* **AIM**: Exactly repeat the material, dropping only the pictures.

◆ ◆ ◆

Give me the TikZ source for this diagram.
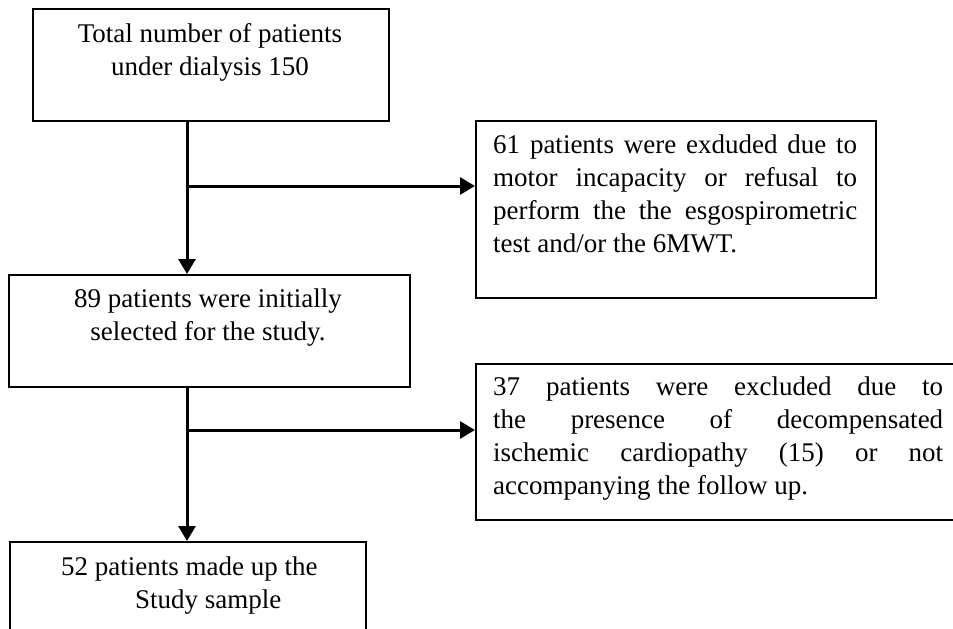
\documentclass[tikz,border=0pt]{standalone}
\usepackage{fontspec}
\setmainfont{Liberation Serif}
\usetikzlibrary{arrows.meta}
\begin{document}
\begin{tikzpicture}[x=1pt,y=-1pt,
 box/.style={draw=black,line width=1.6pt,rectangle,inner sep=0pt,anchor=north west},
 txt/.style={inner sep=0pt,font=\fontsize{27}{33}\selectfont},
 flow/.style={line width=3pt,-{Triangle[length=15pt,width=17pt]}}]
\clip (0,0) rectangle (953,629);
\fill[white] (0,0) rectangle (953,629);
% boxes
\node[box,minimum width=356pt,minimum height=112pt] (b1) at (32,8) {};
\node[box,minimum width=400pt,minimum height=177pt] (b3) at (475,120) {};
\node[box,minimum width=401pt,minimum height=112pt] (b2) at (8,274) {};
\node[box,minimum width=520pt,minimum height=156pt] (b4) at (475,363) {};
\node[box,minimum width=356pt,minimum height=130pt] (b5) at (9,541) {};
% texts
\node[txt,anchor=north,align=center] (t1) at (210,23) {Total number of patients\\under dialysis 150};
\node[txt,anchor=north west,text width=364pt,align=justify] (t3) at (493,135)
 {61 patients were exduded due to\linebreak motor incapacity or refusal to\linebreak perform the the esgospirometric\linebreak test and/or the 6MWT.};
\node[txt,anchor=north,align=center] (t2) at (208,289) {89 patients were initially\\selected for the study.};
\node[txt,anchor=north west,text width=450pt,align=justify] (t4) at (493,377)
 {37 patients were excluded due to\linebreak the presence of decompensated\linebreak ischemic cardiopathy (15) or not\linebreak accompanying the follow up.};
\node[txt,anchor=north west,align=left] (t5) at (61,557) {52 patients made up the\\\hspace*{74pt}Study sample};
% connectors
\coordinate (j1) at (187,186);
\coordinate (j2) at (187,430);
\draw[flow] (b1.south -| j1) -- (b2.north -| j1);
\draw[flow] (j1) -- (j1 -| b3.west);
\draw[flow] (b2.south -| j2) -- (b5.north -| j2);
\draw[flow] (j2) -- (j2 -| b4.west);
\end{tikzpicture}
\end{document}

◆ ◆ ◆

* **SOLUTION**:
Give me the TikZ source for this diagram.
\documentclass[tikz,border=0pt]{standalone}
\usepackage{fontspec}
\setmainfont{Liberation Serif}
\usetikzlibrary{arrows.meta}
\begin{document}
\begin{tikzpicture}[x=1pt,y=-1pt,
 box/.style={draw=black,line width=1.6pt,rectangle,inner sep=0pt,anchor=north west},
 txt/.style={inner sep=0pt,font=\fontsize{27}{33}\selectfont},
 flow/.style={line width=3pt,-{Triangle[length=15pt,width=17pt]}}]
\clip (0,0) rectangle (953,629);
\fill[white] (0,0) rectangle (953,629);
% boxes
\node[box,minimum width=356pt,minimum height=112pt] (b1) at (32,8) {};
\node[box,minimum width=400pt,minimum height=177pt] (b3) at (475,120) {};
\node[box,minimum width=401pt,minimum height=112pt] (b2) at (8,274) {};
\node[box,minimum width=520pt,minimum height=156pt] (b4) at (475,363) {};
\node[box,minimum width=356pt,minimum height=130pt] (b5) at (9,541) {};
% texts
\node[txt,anchor=north,align=center] (t1) at (210,23) {Total number of patients\\under dialysis 150};
\node[txt,anchor=north west,text width=364pt,align=justify] (t3) at (493,135)
 {61 patients were exduded due to\linebreak motor incapacity or refusal to\linebreak perform the the esgospirometric\linebreak test and/or the 6MWT.};
\node[txt,anchor=north,align=center] (t2) at (208,289) {89 patients were initially\\selected for the study.};
\node[txt,anchor=north west,text width=450pt,align=justify] (t4) at (493,377)
 {37 patients were excluded due to\linebreak the presence of decompensated\linebreak ischemic cardiopathy (15) or not\linebreak accompanying the follow up.};
\node[txt,anchor=north west,align=left] (t5) at (61,557) {52 patients made up the\\\hspace*{74pt}Study sample};
% connectors
\coordinate (j1) at (187,186);
\coordinate (j2) at (187,430);
\draw[flow] (b1.south -| j1) -- (b2.north -| j1);
\draw[flow] (j1) -- (j1 -| b3.west);
\draw[flow] (b2.south -| j2) -- (b5.north -| j2);
\draw[flow] (j2) -- (j2 -| b4.west);
\end{tikzpicture}
\end{document}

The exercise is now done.